(Source records)
......
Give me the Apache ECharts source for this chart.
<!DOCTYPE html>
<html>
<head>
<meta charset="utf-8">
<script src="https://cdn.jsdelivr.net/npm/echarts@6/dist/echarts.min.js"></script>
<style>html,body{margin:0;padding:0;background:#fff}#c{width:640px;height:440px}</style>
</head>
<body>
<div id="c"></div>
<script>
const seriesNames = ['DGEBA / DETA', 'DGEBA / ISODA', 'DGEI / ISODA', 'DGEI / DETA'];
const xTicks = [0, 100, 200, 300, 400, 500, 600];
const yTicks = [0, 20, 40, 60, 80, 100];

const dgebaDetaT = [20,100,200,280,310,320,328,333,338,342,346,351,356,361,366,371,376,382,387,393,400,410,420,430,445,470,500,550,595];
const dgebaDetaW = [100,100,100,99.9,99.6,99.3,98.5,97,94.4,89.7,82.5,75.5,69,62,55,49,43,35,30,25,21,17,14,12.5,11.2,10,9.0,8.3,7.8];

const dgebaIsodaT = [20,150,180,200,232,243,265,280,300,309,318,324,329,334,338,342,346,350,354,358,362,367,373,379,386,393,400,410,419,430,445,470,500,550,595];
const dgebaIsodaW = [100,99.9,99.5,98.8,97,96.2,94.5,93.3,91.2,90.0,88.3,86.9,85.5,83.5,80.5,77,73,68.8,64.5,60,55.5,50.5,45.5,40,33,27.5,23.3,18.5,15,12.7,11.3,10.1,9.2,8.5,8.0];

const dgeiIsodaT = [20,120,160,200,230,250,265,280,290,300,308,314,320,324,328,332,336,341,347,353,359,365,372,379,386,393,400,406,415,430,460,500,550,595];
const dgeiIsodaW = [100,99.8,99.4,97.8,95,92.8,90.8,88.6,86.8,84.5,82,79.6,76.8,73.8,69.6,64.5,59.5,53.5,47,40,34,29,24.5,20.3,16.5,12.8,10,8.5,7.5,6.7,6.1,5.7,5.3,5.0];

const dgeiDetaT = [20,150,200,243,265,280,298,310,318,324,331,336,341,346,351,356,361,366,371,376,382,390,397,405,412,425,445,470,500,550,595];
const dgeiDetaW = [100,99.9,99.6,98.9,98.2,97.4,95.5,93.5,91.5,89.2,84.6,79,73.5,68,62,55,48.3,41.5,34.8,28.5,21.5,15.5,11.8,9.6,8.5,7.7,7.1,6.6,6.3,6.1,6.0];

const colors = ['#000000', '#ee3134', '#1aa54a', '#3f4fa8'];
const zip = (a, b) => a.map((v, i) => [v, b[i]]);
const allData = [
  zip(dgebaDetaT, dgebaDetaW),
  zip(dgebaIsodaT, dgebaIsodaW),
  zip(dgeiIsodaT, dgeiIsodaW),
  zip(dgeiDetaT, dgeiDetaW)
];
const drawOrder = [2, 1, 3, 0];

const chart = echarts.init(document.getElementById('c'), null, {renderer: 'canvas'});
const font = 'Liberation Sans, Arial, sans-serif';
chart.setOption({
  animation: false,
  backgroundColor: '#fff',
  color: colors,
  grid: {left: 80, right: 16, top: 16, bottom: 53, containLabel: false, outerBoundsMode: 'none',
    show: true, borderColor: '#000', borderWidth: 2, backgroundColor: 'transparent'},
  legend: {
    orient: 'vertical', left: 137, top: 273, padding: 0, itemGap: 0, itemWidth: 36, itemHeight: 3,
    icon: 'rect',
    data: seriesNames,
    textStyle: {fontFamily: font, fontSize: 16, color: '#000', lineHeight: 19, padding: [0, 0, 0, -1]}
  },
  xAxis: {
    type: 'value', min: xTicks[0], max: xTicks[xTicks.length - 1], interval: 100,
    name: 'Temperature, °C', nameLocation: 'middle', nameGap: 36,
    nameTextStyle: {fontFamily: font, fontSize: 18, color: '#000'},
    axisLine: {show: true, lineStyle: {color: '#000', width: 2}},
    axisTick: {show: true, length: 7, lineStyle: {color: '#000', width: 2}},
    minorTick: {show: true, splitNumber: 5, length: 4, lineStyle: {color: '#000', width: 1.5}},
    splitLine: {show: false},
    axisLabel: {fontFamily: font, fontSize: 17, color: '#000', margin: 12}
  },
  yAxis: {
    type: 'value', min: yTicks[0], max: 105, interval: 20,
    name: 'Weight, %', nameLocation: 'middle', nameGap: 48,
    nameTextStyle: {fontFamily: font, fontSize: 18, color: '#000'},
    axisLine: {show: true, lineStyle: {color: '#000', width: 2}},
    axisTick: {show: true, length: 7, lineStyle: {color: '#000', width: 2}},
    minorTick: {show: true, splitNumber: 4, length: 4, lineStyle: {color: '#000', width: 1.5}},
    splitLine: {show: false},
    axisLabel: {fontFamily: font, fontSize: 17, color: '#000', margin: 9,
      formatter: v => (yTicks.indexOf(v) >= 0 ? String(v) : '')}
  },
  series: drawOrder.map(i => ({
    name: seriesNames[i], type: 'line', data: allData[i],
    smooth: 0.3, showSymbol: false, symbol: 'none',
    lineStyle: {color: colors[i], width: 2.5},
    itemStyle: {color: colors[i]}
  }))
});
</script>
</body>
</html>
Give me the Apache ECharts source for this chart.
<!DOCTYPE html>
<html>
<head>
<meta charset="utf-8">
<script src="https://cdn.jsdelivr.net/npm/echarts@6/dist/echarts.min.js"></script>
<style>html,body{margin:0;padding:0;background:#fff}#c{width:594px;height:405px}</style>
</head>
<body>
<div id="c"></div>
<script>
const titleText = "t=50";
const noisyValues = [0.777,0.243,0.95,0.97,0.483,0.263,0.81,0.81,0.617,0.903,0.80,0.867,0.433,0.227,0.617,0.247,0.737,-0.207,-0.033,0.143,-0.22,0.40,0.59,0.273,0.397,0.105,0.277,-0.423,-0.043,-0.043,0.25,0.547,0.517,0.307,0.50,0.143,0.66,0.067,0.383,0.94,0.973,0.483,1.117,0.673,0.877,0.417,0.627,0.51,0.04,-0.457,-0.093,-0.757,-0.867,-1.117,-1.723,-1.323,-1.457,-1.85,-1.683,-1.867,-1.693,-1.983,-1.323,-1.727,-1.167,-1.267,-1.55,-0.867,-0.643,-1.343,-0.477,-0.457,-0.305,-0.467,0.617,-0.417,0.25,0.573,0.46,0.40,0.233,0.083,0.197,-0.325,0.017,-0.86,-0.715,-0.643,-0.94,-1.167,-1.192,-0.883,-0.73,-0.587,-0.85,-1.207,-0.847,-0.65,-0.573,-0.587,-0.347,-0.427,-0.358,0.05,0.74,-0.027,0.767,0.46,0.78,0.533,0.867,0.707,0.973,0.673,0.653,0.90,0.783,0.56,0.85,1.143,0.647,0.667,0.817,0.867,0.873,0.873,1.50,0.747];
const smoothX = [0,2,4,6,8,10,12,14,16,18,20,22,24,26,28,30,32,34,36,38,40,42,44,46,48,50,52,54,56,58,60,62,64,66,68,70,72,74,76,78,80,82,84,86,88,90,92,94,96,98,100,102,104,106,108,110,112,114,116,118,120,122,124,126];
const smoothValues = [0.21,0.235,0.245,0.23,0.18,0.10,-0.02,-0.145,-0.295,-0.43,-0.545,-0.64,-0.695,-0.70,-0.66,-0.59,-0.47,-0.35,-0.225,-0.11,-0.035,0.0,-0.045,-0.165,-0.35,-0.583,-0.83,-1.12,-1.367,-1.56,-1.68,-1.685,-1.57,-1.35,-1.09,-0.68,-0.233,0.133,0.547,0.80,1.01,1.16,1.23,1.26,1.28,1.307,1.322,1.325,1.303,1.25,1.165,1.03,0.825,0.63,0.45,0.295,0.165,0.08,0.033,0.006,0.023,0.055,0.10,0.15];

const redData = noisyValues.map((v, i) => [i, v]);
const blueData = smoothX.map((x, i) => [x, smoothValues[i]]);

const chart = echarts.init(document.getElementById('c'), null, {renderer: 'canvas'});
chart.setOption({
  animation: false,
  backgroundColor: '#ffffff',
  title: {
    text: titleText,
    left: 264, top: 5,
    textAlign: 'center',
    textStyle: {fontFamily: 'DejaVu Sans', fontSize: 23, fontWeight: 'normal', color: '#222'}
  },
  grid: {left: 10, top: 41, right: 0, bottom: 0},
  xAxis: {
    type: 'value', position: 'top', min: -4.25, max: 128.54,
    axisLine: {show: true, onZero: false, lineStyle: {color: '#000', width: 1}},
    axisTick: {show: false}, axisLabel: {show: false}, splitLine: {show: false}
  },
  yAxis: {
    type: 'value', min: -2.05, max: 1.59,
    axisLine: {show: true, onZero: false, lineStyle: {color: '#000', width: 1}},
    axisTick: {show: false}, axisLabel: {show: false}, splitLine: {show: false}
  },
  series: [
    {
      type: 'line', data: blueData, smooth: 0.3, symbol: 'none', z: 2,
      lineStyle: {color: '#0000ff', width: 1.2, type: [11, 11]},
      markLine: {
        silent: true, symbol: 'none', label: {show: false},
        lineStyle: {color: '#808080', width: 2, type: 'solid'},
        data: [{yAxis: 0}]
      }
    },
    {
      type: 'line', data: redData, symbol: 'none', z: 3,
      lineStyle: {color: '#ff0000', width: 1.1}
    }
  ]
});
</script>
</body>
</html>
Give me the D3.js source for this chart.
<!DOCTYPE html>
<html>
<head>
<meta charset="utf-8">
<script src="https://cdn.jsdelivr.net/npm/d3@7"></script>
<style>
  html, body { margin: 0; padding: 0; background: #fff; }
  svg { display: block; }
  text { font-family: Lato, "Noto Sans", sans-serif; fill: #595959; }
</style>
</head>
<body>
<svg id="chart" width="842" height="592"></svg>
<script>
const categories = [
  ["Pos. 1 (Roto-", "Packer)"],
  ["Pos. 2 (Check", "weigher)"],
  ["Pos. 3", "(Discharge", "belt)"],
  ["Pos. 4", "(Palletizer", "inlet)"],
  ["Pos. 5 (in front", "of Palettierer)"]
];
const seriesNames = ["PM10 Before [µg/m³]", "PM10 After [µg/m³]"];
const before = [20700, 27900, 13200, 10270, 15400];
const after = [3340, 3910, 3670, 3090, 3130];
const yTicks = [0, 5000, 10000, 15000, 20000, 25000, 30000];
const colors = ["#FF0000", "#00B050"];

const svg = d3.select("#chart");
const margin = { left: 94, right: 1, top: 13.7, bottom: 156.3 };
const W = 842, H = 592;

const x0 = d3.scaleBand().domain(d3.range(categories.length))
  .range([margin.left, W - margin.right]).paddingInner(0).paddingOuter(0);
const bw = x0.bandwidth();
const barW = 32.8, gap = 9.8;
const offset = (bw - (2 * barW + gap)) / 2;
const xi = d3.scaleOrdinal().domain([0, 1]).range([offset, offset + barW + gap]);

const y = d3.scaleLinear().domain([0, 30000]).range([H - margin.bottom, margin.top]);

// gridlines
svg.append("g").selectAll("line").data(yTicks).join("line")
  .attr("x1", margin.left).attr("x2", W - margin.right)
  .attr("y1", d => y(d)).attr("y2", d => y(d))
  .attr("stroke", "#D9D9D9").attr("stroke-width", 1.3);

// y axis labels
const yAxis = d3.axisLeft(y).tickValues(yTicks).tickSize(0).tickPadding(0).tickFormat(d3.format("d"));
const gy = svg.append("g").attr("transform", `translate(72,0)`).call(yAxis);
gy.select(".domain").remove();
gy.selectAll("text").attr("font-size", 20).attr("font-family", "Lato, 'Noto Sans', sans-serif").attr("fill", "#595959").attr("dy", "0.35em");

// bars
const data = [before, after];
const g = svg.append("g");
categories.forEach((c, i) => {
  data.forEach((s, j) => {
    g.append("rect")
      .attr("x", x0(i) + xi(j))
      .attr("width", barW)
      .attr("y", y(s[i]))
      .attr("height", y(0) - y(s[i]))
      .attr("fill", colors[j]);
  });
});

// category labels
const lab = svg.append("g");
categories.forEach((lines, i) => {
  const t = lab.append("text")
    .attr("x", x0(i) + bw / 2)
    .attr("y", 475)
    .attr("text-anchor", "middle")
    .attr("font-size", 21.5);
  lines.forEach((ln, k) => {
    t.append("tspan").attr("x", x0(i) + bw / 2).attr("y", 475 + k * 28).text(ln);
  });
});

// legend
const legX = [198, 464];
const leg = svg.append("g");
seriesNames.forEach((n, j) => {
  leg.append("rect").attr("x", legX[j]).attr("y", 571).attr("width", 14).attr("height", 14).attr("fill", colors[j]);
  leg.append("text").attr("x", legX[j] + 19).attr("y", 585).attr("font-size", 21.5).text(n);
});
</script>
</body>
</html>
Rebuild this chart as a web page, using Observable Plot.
......
What the task asks | Your output shall consist solely of the lines from the line with "Give me the D3.js source for this chart." to the line with "const W = 842, H = 592;", reproduced exactly, both ends included.

Written solution |
Give me the D3.js source for this chart.
<!DOCTYPE html>
<html>
<head>
<meta charset="utf-8">
<script src="https://cdn.jsdelivr.net/npm/d3@7"></script>
<style>
  html, body { margin: 0; padding: 0; background: #fff; }
  svg { display: block; }
  text { font-family: Lato, "Noto Sans", sans-serif; fill: #595959; }
</style>
</head>
<body>
<svg id="chart" width="842" height="592"></svg>
<script>
const categories = [
  ["Pos. 1 (Roto-", "Packer)"],
  ["Pos. 2 (Check", "weigher)"],
  ["Pos. 3", "(Discharge", "belt)"],
  ["Pos. 4", "(Palletizer", "inlet)"],
  ["Pos. 5 (in front", "of Palettierer)"]
];
const seriesNames = ["PM10 Before [µg/m³]", "PM10 After [µg/m³]"];
const before = [20700, 27900, 13200, 10270, 15400];
const after = [3340, 3910, 3670, 3090, 3130];
const yTicks = [0, 5000, 10000, 15000, 20000, 25000, 30000];
const colors = ["#FF0000", "#00B050"];

const svg = d3.select("#chart");
const margin = { left: 94, right: 1, top: 13.7, bottom: 156.3 };
const W = 842, H = 592;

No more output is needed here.